Material »

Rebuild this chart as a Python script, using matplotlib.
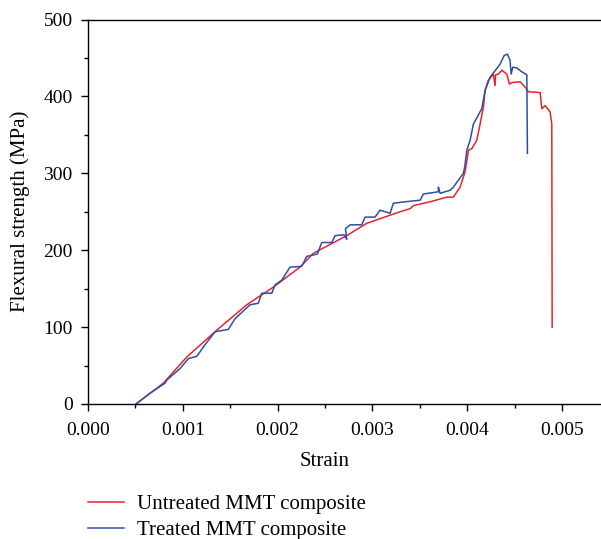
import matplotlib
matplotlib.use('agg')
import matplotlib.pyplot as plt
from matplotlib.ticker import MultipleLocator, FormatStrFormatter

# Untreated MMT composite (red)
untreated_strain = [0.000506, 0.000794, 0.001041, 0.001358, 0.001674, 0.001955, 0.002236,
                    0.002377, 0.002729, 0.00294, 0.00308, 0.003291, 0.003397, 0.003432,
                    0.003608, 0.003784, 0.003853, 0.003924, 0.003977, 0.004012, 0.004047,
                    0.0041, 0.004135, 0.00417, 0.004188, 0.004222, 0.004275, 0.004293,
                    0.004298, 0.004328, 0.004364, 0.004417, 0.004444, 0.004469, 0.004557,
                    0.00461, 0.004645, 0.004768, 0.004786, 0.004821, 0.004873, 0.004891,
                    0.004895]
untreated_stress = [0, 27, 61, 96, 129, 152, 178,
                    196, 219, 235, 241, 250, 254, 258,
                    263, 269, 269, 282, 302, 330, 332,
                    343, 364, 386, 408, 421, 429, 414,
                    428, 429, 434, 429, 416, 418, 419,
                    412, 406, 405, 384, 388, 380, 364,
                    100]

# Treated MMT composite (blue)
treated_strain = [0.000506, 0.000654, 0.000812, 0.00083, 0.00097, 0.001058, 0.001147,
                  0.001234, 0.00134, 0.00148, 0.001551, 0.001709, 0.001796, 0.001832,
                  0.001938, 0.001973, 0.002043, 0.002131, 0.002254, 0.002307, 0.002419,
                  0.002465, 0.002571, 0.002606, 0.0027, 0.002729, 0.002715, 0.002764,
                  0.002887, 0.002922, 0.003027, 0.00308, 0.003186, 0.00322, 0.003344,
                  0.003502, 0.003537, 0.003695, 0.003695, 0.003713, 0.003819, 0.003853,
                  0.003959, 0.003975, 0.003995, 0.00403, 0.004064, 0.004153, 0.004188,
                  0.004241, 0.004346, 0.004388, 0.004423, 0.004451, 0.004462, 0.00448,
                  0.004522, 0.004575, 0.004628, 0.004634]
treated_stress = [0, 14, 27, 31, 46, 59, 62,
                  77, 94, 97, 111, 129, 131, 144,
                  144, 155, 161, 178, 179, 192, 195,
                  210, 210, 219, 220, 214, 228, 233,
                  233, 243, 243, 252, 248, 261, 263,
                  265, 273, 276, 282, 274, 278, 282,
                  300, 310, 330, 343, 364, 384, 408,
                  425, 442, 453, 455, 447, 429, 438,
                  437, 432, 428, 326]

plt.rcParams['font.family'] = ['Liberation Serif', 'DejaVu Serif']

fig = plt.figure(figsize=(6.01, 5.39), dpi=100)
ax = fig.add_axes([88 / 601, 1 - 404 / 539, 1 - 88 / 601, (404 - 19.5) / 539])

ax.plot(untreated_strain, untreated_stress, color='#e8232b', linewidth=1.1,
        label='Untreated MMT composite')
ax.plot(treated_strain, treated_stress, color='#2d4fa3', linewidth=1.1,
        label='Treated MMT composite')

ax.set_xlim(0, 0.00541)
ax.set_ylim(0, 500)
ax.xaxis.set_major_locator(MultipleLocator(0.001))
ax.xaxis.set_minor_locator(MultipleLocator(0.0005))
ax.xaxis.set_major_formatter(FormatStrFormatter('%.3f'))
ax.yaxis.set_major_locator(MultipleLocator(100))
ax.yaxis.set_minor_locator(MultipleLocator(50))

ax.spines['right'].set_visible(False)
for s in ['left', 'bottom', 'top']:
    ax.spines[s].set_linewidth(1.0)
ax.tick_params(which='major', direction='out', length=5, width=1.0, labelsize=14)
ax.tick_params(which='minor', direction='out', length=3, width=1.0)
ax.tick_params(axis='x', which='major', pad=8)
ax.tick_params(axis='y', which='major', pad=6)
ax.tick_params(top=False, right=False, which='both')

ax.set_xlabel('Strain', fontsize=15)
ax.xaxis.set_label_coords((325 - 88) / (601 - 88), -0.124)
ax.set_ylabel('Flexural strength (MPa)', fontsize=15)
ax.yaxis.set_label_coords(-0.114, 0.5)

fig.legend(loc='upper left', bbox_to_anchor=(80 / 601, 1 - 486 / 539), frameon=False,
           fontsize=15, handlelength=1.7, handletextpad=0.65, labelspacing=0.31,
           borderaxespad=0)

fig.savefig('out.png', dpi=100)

Exercise directions » Restate exactly, please, only the lines between the start of the data and the line containing "from matplotlib.ticker import", both ends included, skipping the pictures.

Task answer »
Rebuild this chart as a Python script, using matplotlib.
import matplotlib
matplotlib.use('agg')
import matplotlib.pyplot as plt
from matplotlib.ticker import MultipleLocator, FormatStrFormatter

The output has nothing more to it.